How Do You Integrate 1/(x^2 + 1)^2 Using the Hermite-Ostrogradski Method?

[righteous818]

i am have been at this whole day can you tell me how to integrate 1/(x^2 +1)^2

 

[CaptainBlack]

i am have been at this whole day can you tell me how to integrate 1/(x^2 +1)^2

integral 1/(x^2+1)^2 - Wolfram|Alpha

and click on show steps.

CB

 

[Fernando Revilla]

i am have been at this whole day can you tell me how to integrate 1/(x^2 +1)^2

An alternative: the problem is just routine if you know the Hermite-Ostrogradski method.
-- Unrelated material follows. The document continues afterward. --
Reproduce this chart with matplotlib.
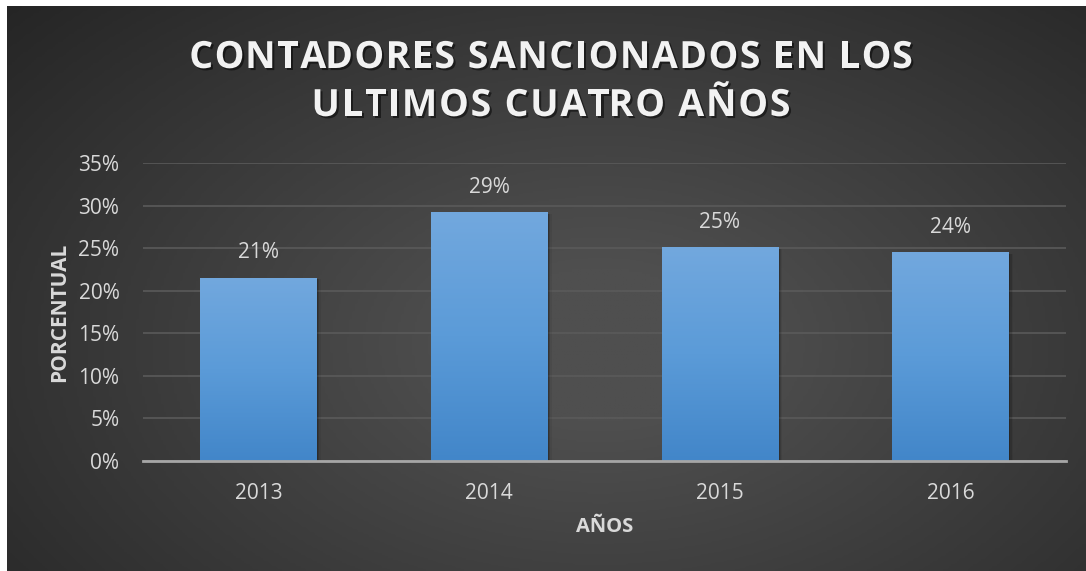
import numpy as np
import matplotlib.pyplot as plt
import matplotlib.patheffects as pe
from matplotlib.colors import LinearSegmentedColormap

years = ["2013", "2014", "2015", "2016"]
values = [21.5, 29.2, 25.1, 24.5]
labels = ["21%", "29%", "25%", "24%"]
yticks = [0, 5, 10, 15, 20, 25, 30, 35]
title_lines = ["CONTADORES SANCIONADOS EN LOS", "ULTIMOS CUATRO AÑOS"]

plt.rcParams["font.family"] = ["Open Sans", "DejaVu Sans"]

W, H = 1086, 571
fig = plt.figure(figsize=(W / 100, H / 100), dpi=100)
fig.patch.set_facecolor("white")

# dark radial background of the chart area
bg = fig.add_axes([7 / W, 0, 1 - 7 / W, 1 - 6 / H], zorder=0)
gx, gy = np.meshgrid(np.linspace(0, 1, 400), np.linspace(0, 1, 220))
d = np.sqrt(((gx - 0.55) / 0.75) ** 2 + ((gy - 0.6) / 0.9) ** 2)
shade = np.clip(1 - d, 0, 1)
bg_cmap = LinearSegmentedColormap.from_list("bg", ["#252525", "#4f4f4f"])
bg.imshow(shade, cmap=bg_cmap, aspect="auto", extent=[0, 1, 0, 1], vmin=0, vmax=0.85)
bg.set_axis_off()

ax = fig.add_axes([143 / W, 110 / H, 923 / W, 298 / H], zorder=1)
ax.patch.set_alpha(0)

x = np.arange(len(years))
bars = ax.bar(x, values, width=0.505, color="#5b9bd5", zorder=3)

bar_cmap = LinearSegmentedColormap.from_list("bar", ["#4286c9", "#5b9bd8", "#72a8de"])
grad = np.linspace(0, 1, 256).reshape(-1, 1)
for b in bars:
    bx, bw, bh = b.get_x(), b.get_width(), b.get_height()
    # soft shadow on the right
    for k, a in [(0.006, 0.18), (0.012, 0.12), (0.018, 0.06)]:
        ax.bar(bx + bw / 2 + k, bh - 0.15, width=bw, color="black", alpha=a, zorder=2)
    im = ax.imshow(grad, cmap=bar_cmap, aspect="auto", origin="lower",
                   extent=[bx, bx + bw, 0, bh], zorder=4)
    im.set_clip_path(b)

for xi, v, lab in zip(x, values, labels):
    ax.text(xi, v + 2.95, lab, ha="center", va="center", color="#d9d9d9", fontsize=15)

ax.set_xlim(-0.5, 3.5)
ax.set_ylim(0, 35)
ax.set_yticks(yticks)
ax.set_yticklabels([f"{t}%" for t in yticks])
ax.set_xticks(x)
ax.set_xticklabels(years)
ax.tick_params(colors="#d9d9d9", labelsize=15, length=0)
ax.tick_params(axis="x", pad=16)
ax.tick_params(axis="y", pad=17)
ax.grid(axis="y", color="#5a5a5a", linewidth=1.2, zorder=1)
ax.set_axisbelow(True)
for s in ["top", "right", "left"]:
    ax.spines[s].set_visible(False)
ax.spines["bottom"].set_color("#a6a6a6")
ax.spines["bottom"].set_linewidth(2)
ax.spines["bottom"].set_zorder(5)

ax.set_xlabel("AÑOS", color="#d9d9d9", fontsize=14.5, fontweight="bold", labelpad=9)
ax.set_ylabel("PORCENTUAL", color="#d9d9d9", fontsize=15, fontweight="bold", labelpad=6)

# title with a little extra letter spacing
title_fx = [pe.withSimplePatchShadow(offset=(1.5, -1.5), shadow_rgbFace="black", alpha=0.5)]
renderer = fig.canvas.get_renderer()


def prefix_width(s):
    if not s:
        return 0.0
    t = fig.text(0, 0, s + "|", fontsize=27, fontweight="bold")
    w = t.get_window_extent(renderer).width
    t.remove()
    t = fig.text(0, 0, "|", fontsize=27, fontweight="bold")
    w -= t.get_window_extent(renderer).width
    t.remove()
    return w


for line, yc, gap in [(title_lines[0], 58, 1.5), (title_lines[1], 106, 1.8)]:
    total = prefix_width(line) + gap * (len(line) - 1)
    x0 = 551 - total / 2
    for i, ch in enumerate(line):
        if ch == " ":
            continue
        xp = x0 + prefix_width(line[:i]) + gap * i
        fig.text(xp / W, 1 - yc / H, ch, ha="left", va="center", color="#f2f2f2",
                 fontsize=27, fontweight="bold", path_effects=title_fx)

fig.savefig("out.png", dpi=100)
Denoting $q(x)=(x^2+1)^2$ we have

$q_1(x)=\gcd \left\{ q(x),q'(x)\right\}=\gcd \left\{ (x^2+1)^2,2x(x^2+1) \right\}=x^2+1$

$q_2(x)=\dfrac{q(x)}{q_1(x)}=x^2+1$

Then,

$\displaystyle\int \dfrac{1}{(x^2+1)^2}\;dx=\dfrac{Ax+B}{q_1(x)}+\int \dfrac{Cx+D}{q_2(x)}\;dx$

equivalently:

$\displaystyle\int \dfrac{1}{(x^2+1)^2}\;dx=\dfrac{Ax+B}{x^2+1}+\int \dfrac{Cx+D}{x^2+1}\;dx$

and we can determine $A,B,C,D$ differentiating both sides with respect to x.